I’m also wondering about how these new nursing homes will actually work. Will the design make it easier for people to get around or will it still have long hallways filled with workers hurrying from place to place (albeit on nice carpet)? Will the culture put people first, or will it simply be the same institutional approach? Will the people who work there develop real relationships with the Elders who live there? Is it designed to maintain dignity and create meaningful lives?
There’s no doubt that these new nursing homes will be a huge upgrade over what’s currently available to most people. They’ll be more attractive, and more comfortable than facilities built in the 1960’s, but will the experience really be that different?

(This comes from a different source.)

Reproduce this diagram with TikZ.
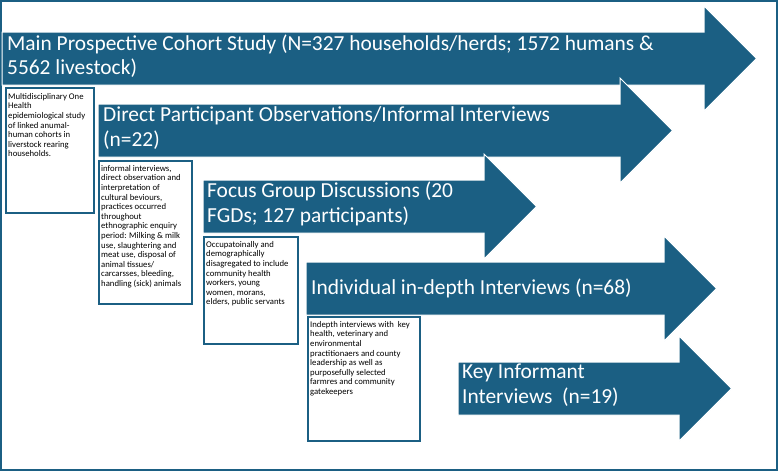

If you ask people where they want to spend their last years, they’ll tell you “home.” When Elders are admitted into institutional skilled nursing facilities, they want to go “home.” If an Elder is in long term care, being physically at home is no longer an option. So what can “home” mean in that context? First off, I’m pretty confident it doesn’t mean something that looks like a hotel. I think it means a place that is comfortable and is familiar, and allows them to continue to live their lives as they would if they were living independently. It means having opportunities to make the choices we all expect as adults – when to get up, when to have meals and what to eat, how we spend our time. It means being able to do the things that make life meaningful, and to be respected and known as individuals.
So when we invest in new skilled nursing development, don’t redesign something based on today’s nursing homes. Start with the mission and important values. Think about a design that will work better for Elders and the people who work there. Let’s not squander the opportunity to create something new. Let’s aspire to something better than more attractive institutions.